Jan 18, 2015 - 03:54 PM

First you cannot make this situation change. It has to be initiated by your mom. Explain to her that being asked to leave because of her behavior would make it very difficult to find a new place to live since they ask for references from previous places. Tell her that she needs to just smile at this person, say “good morning” then go sit on the opposite side of the room.
In psychology they have found that three or four nice answers can change a person’s anger into at least calm. Each time they meet she could try to honestly compliment something about the other person. “Good morning, Mabel, that color really brings out the color of your eyes.” Then go sit on the opposite side of the room. After a week of this and if “Mable” starts saying “good morning” back she could say “I think we got off on the wrong foot, do you thing we could try again?” You never know they might have a lot in common.
I once had a man who, for some unknown reason didn’t like me from the first introduction. Since we had to work together and I didn’t know why he didn’t like me, I could not let this situation stay as it was. So I picked out something that I really did like about him, he had a great laugh. And I told other co-worker about how I loved to hear “Joe” laugh. It got back to him as all office gossip does and suddenly “Joe” was a lot friendlier towards me. In fact we often ate lunch with a group of coworkers and told jokes all lunch long.

Jan 18, 2015 - 04:29 PM

Has someone sat them down separately and asked them what the problem is? Is there a counselor in the community who could help? Perhaps someone from your church? A mediator?

If your mom likes the community, perhaps you need to tell her that if she doesn't tamp it down a bit, she will need to find a new place to live. Share your fears with her. Maybe she will share her feelings and you can get to the bottom of it.

Wishing you luck.

Feb 01, 2015 - 07:57 PM

Sometimes it works if you tell her that the other lady is very sad and depressed and acts that way in hope that SOMEONE will give her attention just so she sees that she is alive and being heard. Tell her that you've seen her sitting alone and how sad she is. Tell your mom that even though the lady is being mean and how you understand nobody would really want to approach her because of it but that she is afraid and alone and very scared and that really and truly Mom, it's so sad and she needs your help because you are the one closest to her. It may make your mother feel needed which I'm sure all Mom's want to feel. Ask your Mom if theres any way she could do or say something that might give the other lady a reason to smile once a day. Mother instincts never go away.
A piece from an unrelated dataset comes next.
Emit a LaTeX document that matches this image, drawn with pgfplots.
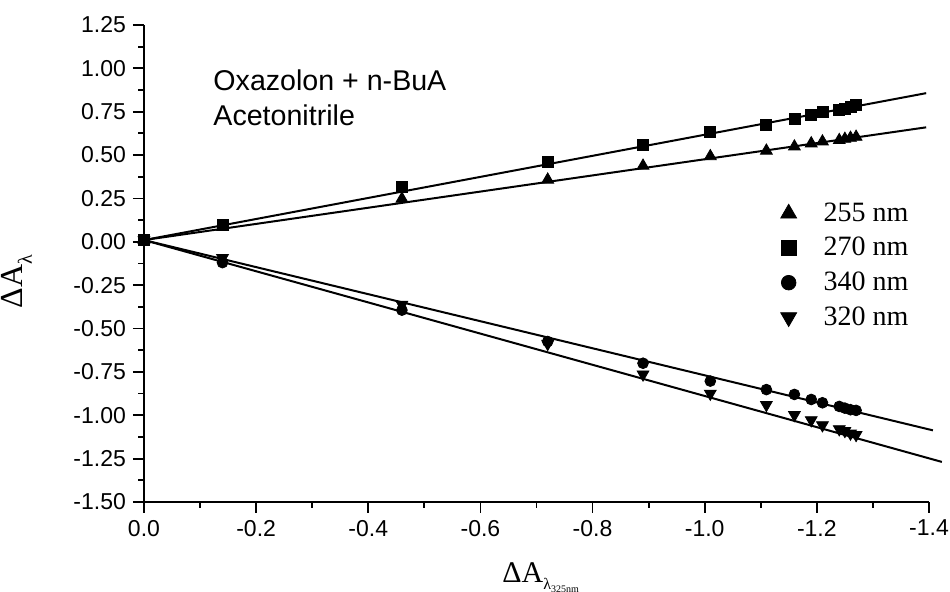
\documentclass[border=0pt]{standalone}
\usepackage{fontspec}
\setmainfont{Liberation Sans}
\newfontfamily\serif{Liberation Serif}
\usepackage{pgfplots}
\pgfplotsset{compat=1.18}

\begin{document}
\begin{tikzpicture}
\begin{axis}[
  name=ax, at={(0,0)}, anchor=south west,
  scale only axis, width=392.5pt, height=238.5pt,
  x dir=reverse,
  xmin=-1.4, xmax=0, ymin=-1.5, ymax=1.25,
  axis x line*=bottom, axis y line*=left,
  axis line style={line width=1pt},
  xtick={-1.4,-1.2,-1.0,-0.8,-0.6,-0.4,-0.2,0},
  ytick={-1.5,-1.25,-1,-0.75,-0.5,-0.25,0,0.25,0.5,0.75,1,1.25},
  minor x tick num=1, minor y tick num=1,
  tick align=outside,
  major tick length=5.5pt, minor tick length=2.8pt,
  every tick/.style={black, line width=0.9pt},
  xticklabel style={/pgf/number format/.cd, fixed, fixed zerofill, precision=1},
  yticklabel style={/pgf/number format/.cd, fixed, fixed zerofill, precision=2},
  /pgf/number format/assume math mode=true,
  ticklabel style={font=\fontsize{11.5}{11.5}\selectfont},
  clip=false,
  legend style={at={(0.803,0.645)}, anchor=north west, draw=none, fill=none,
    font=\serif\fontsize{14}{14}\selectfont, row sep=2.5pt},
  legend cell align=left,
  legend image code/.code={
    \path[draw=none, fill=none] (0pt,0pt) rectangle (15.5pt,0pt);
    \draw[#1, /tikz/every mark/.append style={scale=1.35}] plot coordinates {(0pt,0pt)};
  },
]
% fitted lines
\addplot[black, line width=1pt, forget plot] coordinates {(0,0.01) (-1.395,0.66)};
\addplot[black, line width=1pt, forget plot] coordinates {(0,0.01) (-1.395,0.857)};
\addplot[black, line width=1pt, forget plot] coordinates {(0,0.01) (-1.407,-1.087)};
\addplot[black, line width=1pt, forget plot] coordinates {(0,0.01) (-1.423,-1.269)};
% 255 nm
\addplot[only marks, mark=triangle*, mark size=3.4pt, black] coordinates {
(0,0.01) (-0.14,0.085) (-0.46,0.248) (-0.72,0.358) (-0.89,0.438) (-1.01,0.493)
(-1.11,0.525) (-1.16,0.549) (-1.19,0.567) (-1.21,0.578) (-1.24,0.586)
(-1.25,0.593) (-1.26,0.599) (-1.27,0.605)};
\addlegendentry{255 nm}
% 270 nm
\addplot[only marks, mark=square*, mark size=2.75pt, black] coordinates {
(0,0.01) (-0.14,0.10) (-0.46,0.317) (-0.72,0.461) (-0.89,0.556) (-1.01,0.633)
(-1.11,0.675) (-1.16,0.71) (-1.19,0.733) (-1.21,0.748) (-1.24,0.761)
(-1.25,0.769) (-1.26,0.78) (-1.27,0.789)};
\addlegendentry{270 nm}
% 340 nm
\addplot[only marks, mark=*, mark size=2.7pt, black] coordinates {
(0,0.01) (-0.14,-0.12) (-0.46,-0.394) (-0.72,-0.575) (-0.89,-0.70) (-1.01,-0.803)
(-1.11,-0.852) (-1.16,-0.88) (-1.19,-0.909) (-1.21,-0.928) (-1.24,-0.949)
(-1.25,-0.959) (-1.26,-0.968) (-1.27,-0.972)};
\addlegendentry{340 nm}
% 320 nm
\addplot[only marks, mark=triangle*, mark size=3.4pt, mark options={rotate=180}, black] coordinates {
(0,0.01) (-0.14,-0.093) (-0.46,-0.362) (-0.72,-0.588) (-0.89,-0.764) (-1.01,-0.875)
(-1.11,-0.94) (-1.16,-0.998) (-1.19,-1.028) (-1.21,-1.057) (-1.24,-1.08)
(-1.25,-1.09) (-1.26,-1.105) (-1.27,-1.113)};
\addlegendentry{320 nm}

\node[anchor=base west, inner sep=0pt, font=\fontsize{14.3}{14.3}\selectfont] at (rel axis cs:0.088,0.862) {Oxazolon + n-BuA};
\node[anchor=base west, inner sep=0pt, font=\fontsize{14.3}{14.3}\selectfont] at (rel axis cs:0.088,0.790) {Acetonitrile};

\node[anchor=base west, font=\serif\fontsize{15}{15}\selectfont, inner sep=0pt] at (rel axis cs:0.456,-0.168)
  {ΔA\raisebox{-0.25em}{\fontsize{8}{8}\selectfont λ\raisebox{-0.15em}{\fontsize{5}{5}\selectfont 325nm}}};
\node[anchor=base, rotate=90, font=\serif\fontsize{16}{16}\selectfont, inner sep=0pt] at (rel axis cs:-0.155,0.462)
  {ΔA\raisebox{-0.3em}{\fontsize{10}{10}\selectfont λ}};
\end{axis}
\pgfresetboundingbox
\path (-72pt,-45pt) rectangle (403pt,251pt);
\end{tikzpicture}
\end{document}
You may even get a chance to talk to the other lady. Make sure you don't say something she can use against your mother, but maybe you can tell her your Mom would like to have a friend and would she be someone that would be available to help your mom by giving her something to smile about every day too.

When you visit your Mom, don't only bring your Mom some cookies or magazines, stop by the ladies room and with a big smile give her a little something too. If she starts liking YOU, she will want to like your mother.

Best of luck.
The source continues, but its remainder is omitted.